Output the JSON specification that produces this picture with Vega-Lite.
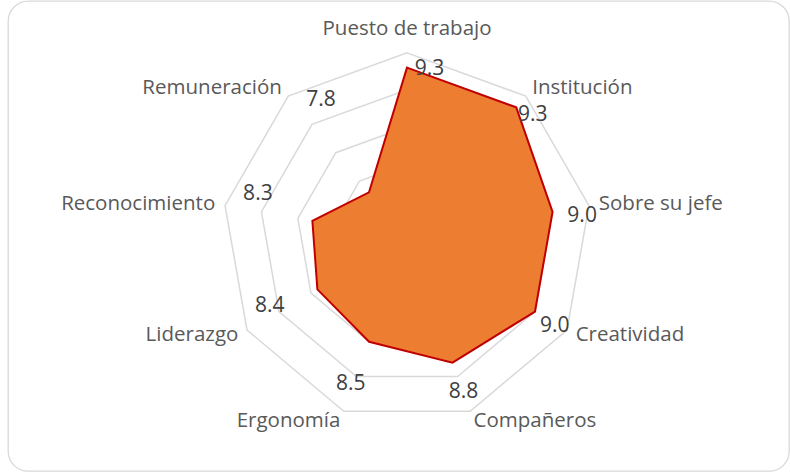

==

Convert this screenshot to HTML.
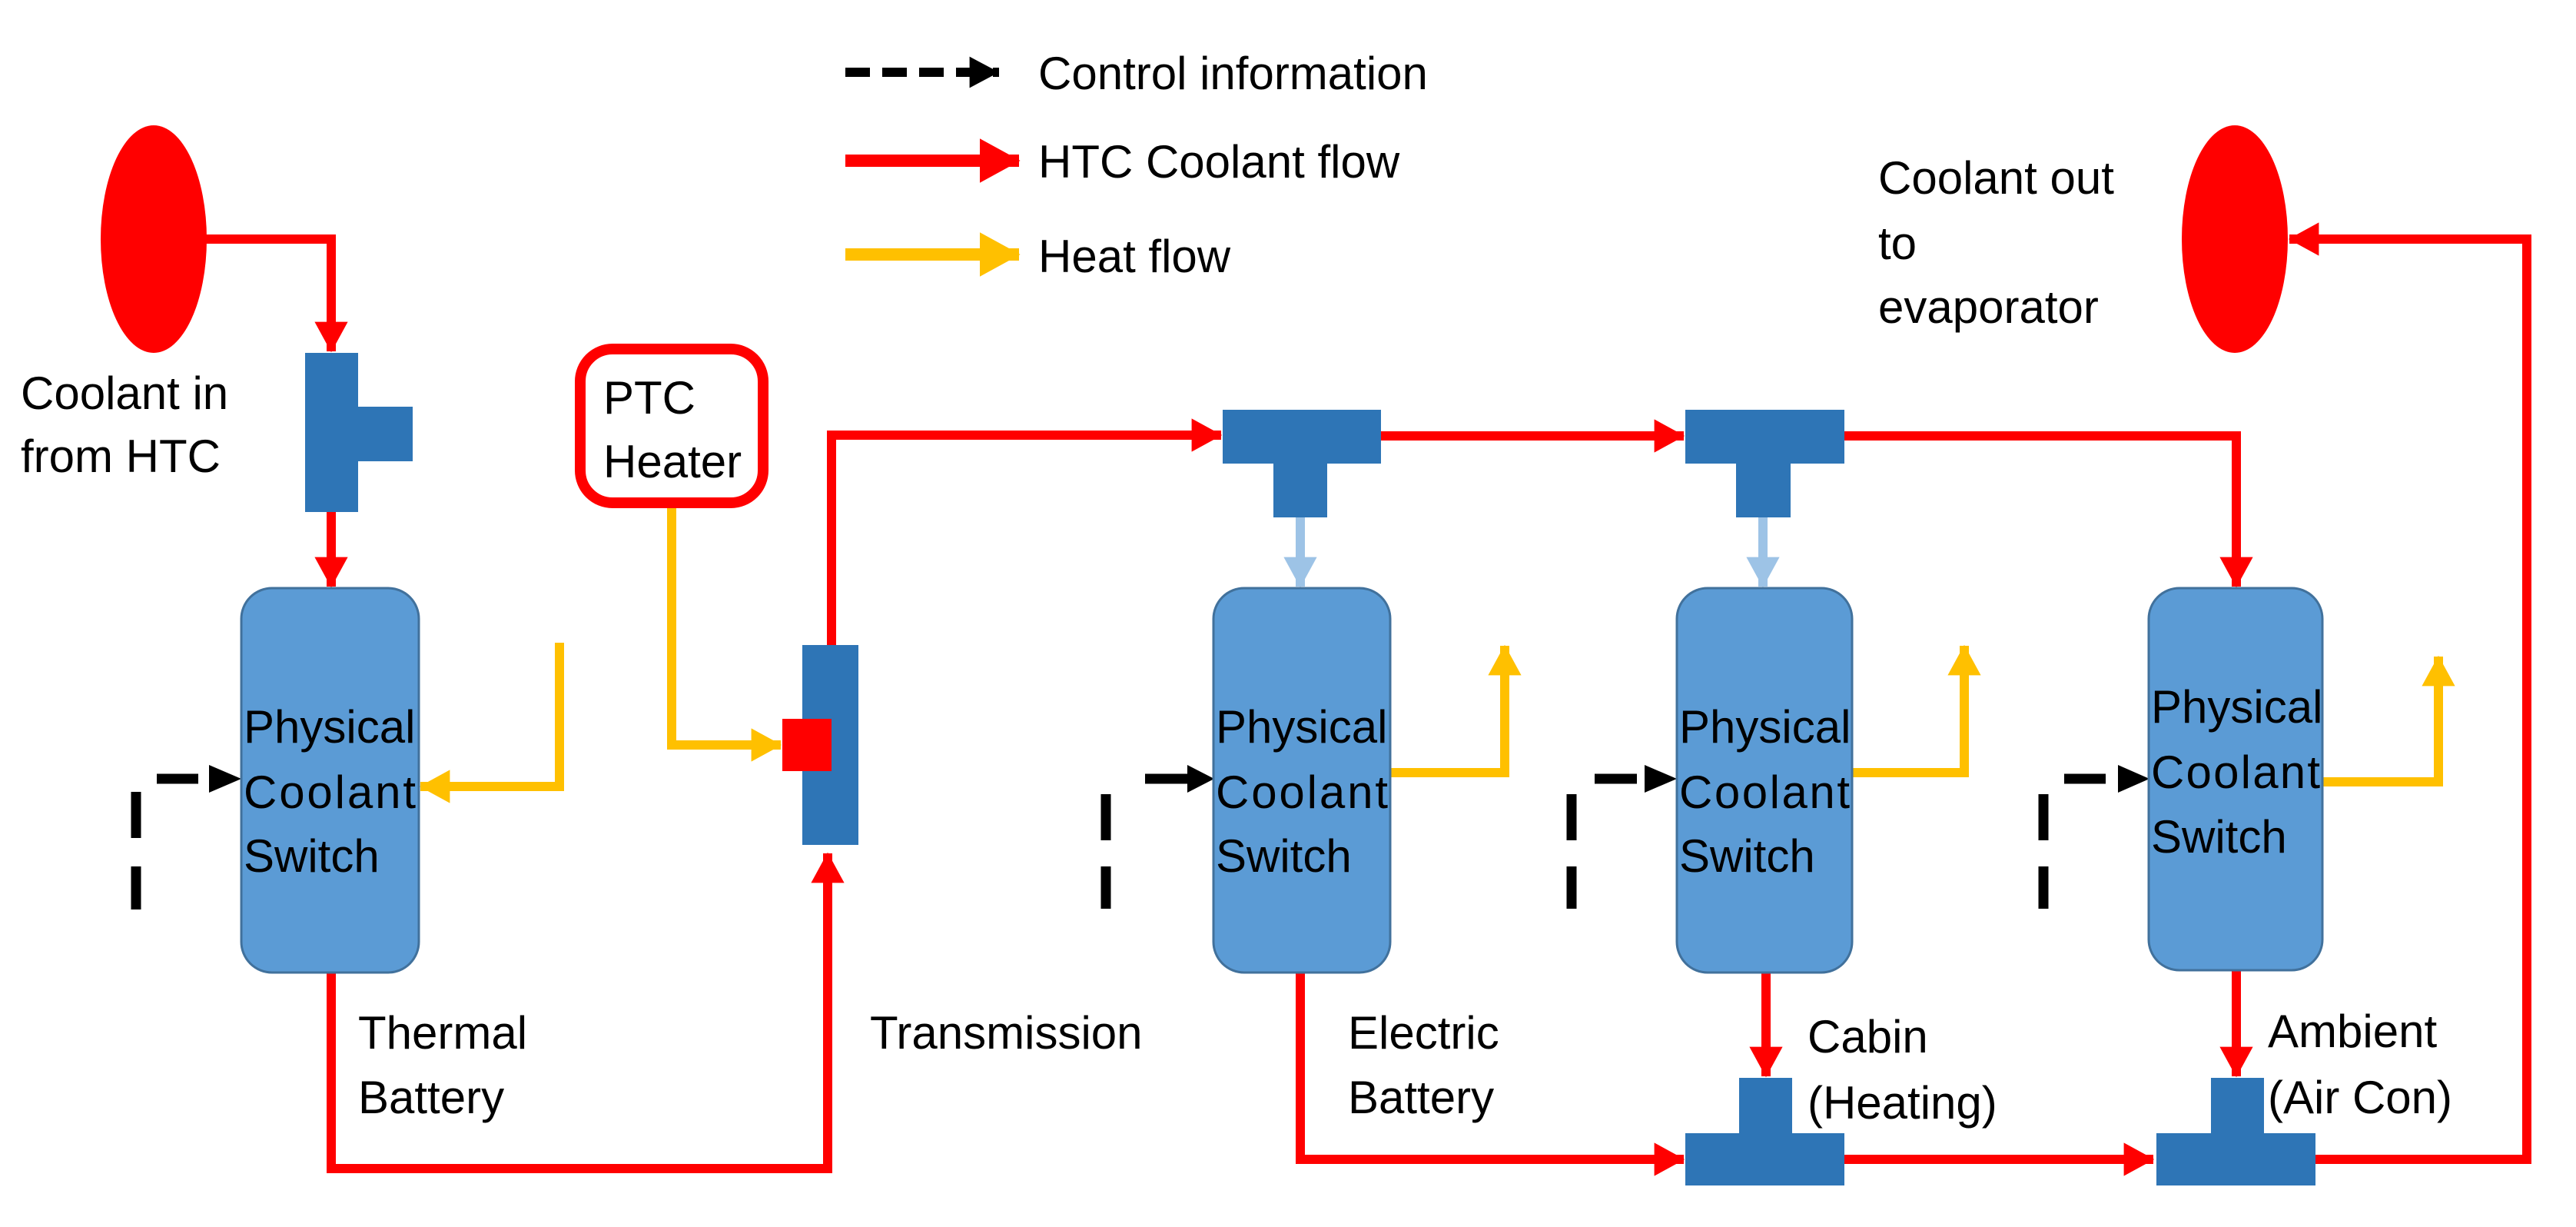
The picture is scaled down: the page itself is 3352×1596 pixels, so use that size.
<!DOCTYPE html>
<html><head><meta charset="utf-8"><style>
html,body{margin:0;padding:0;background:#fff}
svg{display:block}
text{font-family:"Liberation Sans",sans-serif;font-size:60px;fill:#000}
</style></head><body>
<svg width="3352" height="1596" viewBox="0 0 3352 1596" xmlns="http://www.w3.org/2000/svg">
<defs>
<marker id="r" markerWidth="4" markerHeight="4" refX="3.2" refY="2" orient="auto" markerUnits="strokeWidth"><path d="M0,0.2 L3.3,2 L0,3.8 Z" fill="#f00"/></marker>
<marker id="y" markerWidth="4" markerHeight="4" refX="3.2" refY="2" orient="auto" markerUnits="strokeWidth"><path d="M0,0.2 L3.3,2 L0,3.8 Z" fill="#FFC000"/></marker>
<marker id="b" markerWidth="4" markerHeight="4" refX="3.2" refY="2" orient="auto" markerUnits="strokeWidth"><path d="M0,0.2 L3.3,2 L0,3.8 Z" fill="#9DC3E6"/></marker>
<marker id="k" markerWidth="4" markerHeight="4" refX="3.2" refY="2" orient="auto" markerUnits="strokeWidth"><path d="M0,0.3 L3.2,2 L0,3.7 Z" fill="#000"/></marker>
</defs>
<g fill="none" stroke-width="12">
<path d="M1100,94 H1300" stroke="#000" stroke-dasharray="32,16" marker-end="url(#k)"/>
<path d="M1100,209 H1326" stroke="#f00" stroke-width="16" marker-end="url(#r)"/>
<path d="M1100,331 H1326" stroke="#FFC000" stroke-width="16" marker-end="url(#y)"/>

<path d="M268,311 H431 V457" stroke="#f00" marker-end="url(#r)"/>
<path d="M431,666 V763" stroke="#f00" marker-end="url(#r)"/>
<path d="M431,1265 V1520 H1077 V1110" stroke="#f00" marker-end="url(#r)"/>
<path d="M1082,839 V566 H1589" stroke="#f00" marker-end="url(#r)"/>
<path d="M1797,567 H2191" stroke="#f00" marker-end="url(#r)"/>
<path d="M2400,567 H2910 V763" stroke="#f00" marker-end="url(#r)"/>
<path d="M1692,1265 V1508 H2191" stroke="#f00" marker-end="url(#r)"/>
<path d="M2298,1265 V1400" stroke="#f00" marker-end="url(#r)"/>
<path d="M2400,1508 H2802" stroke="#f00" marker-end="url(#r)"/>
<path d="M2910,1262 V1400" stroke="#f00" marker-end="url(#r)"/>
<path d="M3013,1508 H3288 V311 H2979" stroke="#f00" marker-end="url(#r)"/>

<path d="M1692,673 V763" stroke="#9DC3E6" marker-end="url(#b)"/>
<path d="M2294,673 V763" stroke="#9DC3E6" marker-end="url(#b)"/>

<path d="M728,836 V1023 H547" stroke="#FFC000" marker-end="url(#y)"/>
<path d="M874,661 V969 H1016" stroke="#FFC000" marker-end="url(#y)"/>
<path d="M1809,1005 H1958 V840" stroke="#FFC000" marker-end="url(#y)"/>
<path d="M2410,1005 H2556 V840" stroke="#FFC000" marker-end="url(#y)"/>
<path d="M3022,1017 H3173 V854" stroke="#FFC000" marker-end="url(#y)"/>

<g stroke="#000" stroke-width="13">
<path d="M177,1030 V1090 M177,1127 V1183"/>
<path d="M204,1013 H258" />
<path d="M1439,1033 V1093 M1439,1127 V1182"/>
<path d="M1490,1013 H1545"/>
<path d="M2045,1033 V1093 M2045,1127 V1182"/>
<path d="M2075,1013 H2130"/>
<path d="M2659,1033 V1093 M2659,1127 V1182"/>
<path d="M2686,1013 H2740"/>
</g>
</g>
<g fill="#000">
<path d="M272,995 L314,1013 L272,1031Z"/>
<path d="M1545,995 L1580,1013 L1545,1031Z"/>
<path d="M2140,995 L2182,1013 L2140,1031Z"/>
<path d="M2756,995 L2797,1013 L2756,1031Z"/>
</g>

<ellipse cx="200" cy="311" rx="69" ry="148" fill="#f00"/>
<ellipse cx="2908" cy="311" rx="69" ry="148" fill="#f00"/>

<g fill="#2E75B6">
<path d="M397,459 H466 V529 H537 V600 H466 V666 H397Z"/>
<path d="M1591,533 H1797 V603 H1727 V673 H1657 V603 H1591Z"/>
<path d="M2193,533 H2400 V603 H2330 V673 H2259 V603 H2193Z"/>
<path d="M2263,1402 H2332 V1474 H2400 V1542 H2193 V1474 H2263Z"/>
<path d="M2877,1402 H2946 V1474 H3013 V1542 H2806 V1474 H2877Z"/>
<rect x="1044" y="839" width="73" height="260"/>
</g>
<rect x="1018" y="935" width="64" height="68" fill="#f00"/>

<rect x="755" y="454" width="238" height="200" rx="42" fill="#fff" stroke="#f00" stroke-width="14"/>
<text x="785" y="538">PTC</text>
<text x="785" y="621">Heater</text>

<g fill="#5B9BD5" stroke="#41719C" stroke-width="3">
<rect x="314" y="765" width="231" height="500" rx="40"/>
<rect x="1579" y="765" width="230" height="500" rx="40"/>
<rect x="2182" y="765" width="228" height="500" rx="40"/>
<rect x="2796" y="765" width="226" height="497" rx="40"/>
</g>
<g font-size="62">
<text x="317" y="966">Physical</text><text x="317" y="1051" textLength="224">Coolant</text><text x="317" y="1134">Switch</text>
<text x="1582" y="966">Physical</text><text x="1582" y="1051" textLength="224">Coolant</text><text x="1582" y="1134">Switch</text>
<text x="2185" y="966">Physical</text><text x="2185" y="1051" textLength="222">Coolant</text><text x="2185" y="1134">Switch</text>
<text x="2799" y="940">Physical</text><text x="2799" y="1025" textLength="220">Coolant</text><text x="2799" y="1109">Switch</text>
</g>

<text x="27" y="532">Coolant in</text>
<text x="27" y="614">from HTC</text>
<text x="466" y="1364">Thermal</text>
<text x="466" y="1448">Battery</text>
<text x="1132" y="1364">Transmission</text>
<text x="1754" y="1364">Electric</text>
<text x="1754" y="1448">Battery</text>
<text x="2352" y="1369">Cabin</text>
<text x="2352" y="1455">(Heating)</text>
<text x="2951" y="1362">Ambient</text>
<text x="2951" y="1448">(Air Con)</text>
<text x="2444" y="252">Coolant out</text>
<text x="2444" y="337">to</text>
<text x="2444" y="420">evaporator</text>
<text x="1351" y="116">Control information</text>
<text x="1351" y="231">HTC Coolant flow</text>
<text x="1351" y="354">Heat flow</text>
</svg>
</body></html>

...

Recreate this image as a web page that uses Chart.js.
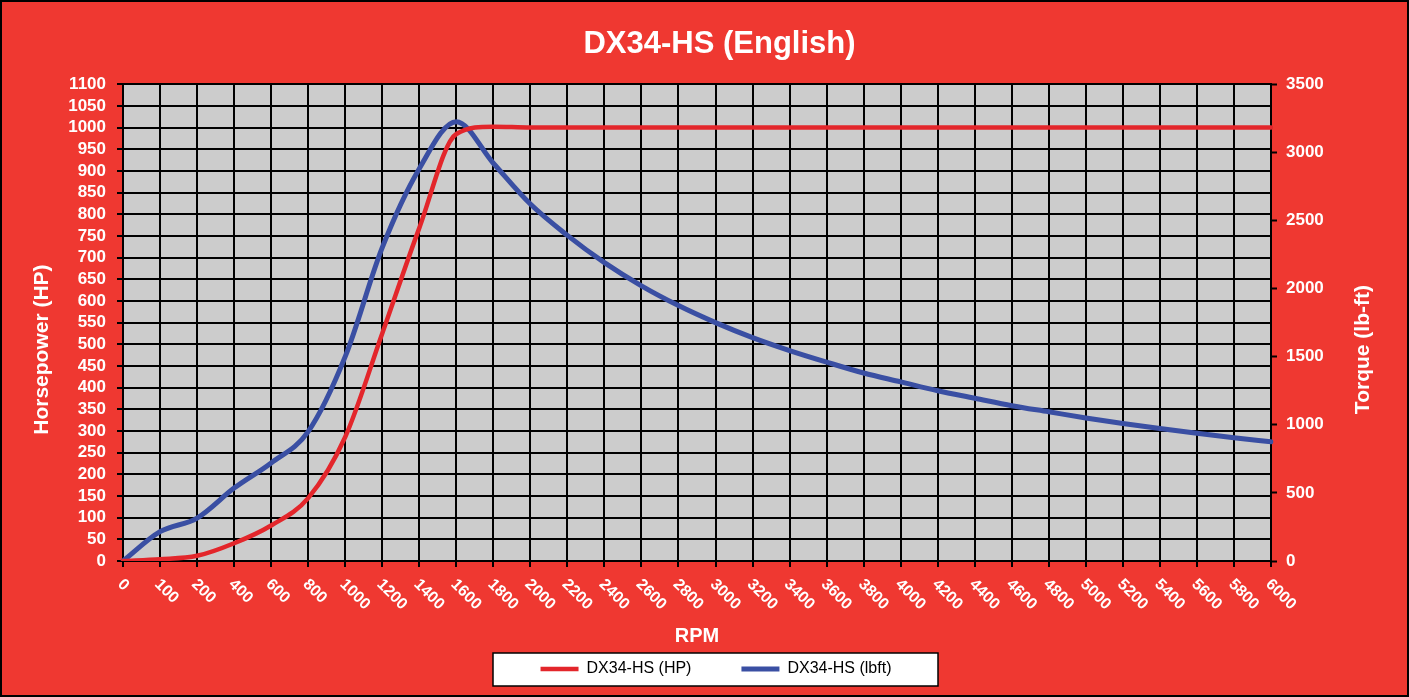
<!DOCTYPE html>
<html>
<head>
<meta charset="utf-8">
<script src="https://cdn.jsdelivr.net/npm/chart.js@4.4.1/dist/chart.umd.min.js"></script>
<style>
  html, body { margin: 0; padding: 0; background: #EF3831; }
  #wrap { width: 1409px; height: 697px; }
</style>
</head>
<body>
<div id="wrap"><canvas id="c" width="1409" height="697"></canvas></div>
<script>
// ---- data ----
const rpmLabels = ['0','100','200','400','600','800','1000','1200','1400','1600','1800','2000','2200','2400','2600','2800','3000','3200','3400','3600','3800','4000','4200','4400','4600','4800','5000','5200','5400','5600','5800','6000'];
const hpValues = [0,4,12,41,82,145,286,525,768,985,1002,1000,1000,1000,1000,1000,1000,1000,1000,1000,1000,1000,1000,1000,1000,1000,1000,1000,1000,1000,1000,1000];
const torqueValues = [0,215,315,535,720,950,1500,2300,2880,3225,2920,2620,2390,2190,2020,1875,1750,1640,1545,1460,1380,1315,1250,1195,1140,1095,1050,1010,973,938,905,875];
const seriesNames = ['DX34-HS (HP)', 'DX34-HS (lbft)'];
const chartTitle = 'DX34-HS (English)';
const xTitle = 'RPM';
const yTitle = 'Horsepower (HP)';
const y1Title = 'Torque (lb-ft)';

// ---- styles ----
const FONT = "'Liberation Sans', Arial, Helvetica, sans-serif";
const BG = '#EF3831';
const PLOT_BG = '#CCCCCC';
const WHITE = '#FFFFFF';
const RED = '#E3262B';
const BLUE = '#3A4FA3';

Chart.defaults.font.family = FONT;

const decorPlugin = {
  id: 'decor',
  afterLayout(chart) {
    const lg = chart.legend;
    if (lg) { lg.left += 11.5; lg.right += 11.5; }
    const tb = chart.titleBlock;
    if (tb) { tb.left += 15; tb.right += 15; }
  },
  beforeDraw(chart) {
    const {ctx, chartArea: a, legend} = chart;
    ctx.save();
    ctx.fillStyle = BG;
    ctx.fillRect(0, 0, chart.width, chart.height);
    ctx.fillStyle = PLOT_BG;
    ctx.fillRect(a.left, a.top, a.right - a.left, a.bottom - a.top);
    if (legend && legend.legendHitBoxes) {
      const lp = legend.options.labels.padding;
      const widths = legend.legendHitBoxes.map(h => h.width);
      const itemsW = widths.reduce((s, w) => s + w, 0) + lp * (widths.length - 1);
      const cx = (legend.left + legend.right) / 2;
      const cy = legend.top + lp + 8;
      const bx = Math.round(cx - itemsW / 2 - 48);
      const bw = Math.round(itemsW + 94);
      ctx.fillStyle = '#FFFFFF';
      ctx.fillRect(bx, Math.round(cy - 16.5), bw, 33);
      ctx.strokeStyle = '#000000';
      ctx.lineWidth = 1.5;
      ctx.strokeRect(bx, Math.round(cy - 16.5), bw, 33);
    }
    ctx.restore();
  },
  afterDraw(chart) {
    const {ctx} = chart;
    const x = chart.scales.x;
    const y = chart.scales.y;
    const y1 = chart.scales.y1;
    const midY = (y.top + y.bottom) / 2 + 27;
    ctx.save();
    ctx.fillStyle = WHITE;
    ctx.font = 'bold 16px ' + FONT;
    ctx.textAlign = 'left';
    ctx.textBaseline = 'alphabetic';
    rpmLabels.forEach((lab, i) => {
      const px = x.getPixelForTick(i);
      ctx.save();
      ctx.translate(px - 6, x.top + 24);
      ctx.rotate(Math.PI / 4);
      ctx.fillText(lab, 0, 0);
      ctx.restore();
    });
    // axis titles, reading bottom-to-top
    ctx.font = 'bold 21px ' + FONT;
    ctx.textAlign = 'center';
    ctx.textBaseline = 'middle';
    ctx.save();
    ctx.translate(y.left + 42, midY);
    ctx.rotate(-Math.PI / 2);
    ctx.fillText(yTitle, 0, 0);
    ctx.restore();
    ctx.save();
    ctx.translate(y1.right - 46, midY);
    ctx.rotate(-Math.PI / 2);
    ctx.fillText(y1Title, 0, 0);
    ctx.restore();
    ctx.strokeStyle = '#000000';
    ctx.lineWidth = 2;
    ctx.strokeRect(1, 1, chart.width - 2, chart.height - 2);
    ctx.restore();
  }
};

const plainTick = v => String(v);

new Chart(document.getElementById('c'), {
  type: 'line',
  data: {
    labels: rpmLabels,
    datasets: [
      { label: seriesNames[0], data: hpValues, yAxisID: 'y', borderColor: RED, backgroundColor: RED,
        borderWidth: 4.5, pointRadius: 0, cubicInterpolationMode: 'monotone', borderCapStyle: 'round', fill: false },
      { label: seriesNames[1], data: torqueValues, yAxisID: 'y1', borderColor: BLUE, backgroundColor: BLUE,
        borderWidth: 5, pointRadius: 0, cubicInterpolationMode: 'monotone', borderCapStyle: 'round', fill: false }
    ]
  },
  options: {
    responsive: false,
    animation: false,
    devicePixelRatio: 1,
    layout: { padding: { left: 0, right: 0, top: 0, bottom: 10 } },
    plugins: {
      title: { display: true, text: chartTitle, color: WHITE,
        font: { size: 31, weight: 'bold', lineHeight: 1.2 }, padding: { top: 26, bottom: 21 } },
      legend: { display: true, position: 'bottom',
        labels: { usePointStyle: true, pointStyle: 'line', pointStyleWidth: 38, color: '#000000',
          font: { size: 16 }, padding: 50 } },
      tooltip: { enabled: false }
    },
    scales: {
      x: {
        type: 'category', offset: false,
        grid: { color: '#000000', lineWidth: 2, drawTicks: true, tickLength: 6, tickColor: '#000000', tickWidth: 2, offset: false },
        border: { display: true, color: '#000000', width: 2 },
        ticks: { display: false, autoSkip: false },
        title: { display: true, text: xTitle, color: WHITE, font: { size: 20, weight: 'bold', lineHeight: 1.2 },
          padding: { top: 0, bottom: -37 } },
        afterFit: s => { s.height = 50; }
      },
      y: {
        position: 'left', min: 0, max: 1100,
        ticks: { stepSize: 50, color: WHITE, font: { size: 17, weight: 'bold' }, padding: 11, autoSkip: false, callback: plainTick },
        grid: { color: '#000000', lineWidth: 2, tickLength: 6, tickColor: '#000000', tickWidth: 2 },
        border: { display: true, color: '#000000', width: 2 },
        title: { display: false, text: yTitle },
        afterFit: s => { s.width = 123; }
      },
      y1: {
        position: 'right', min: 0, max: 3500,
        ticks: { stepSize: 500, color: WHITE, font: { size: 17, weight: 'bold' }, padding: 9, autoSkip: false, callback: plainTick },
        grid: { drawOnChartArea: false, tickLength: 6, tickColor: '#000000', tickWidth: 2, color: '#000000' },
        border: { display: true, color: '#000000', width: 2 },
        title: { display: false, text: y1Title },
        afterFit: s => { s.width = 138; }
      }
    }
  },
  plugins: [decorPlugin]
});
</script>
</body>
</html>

- [Task instructions] Collect every line above that contains the word "picture".

- [Answer]
Output the JSON specification that produces this picture with Vega-Lite.
The picture is scaled down: the page itself is 3352×1596 pixels, so use that size.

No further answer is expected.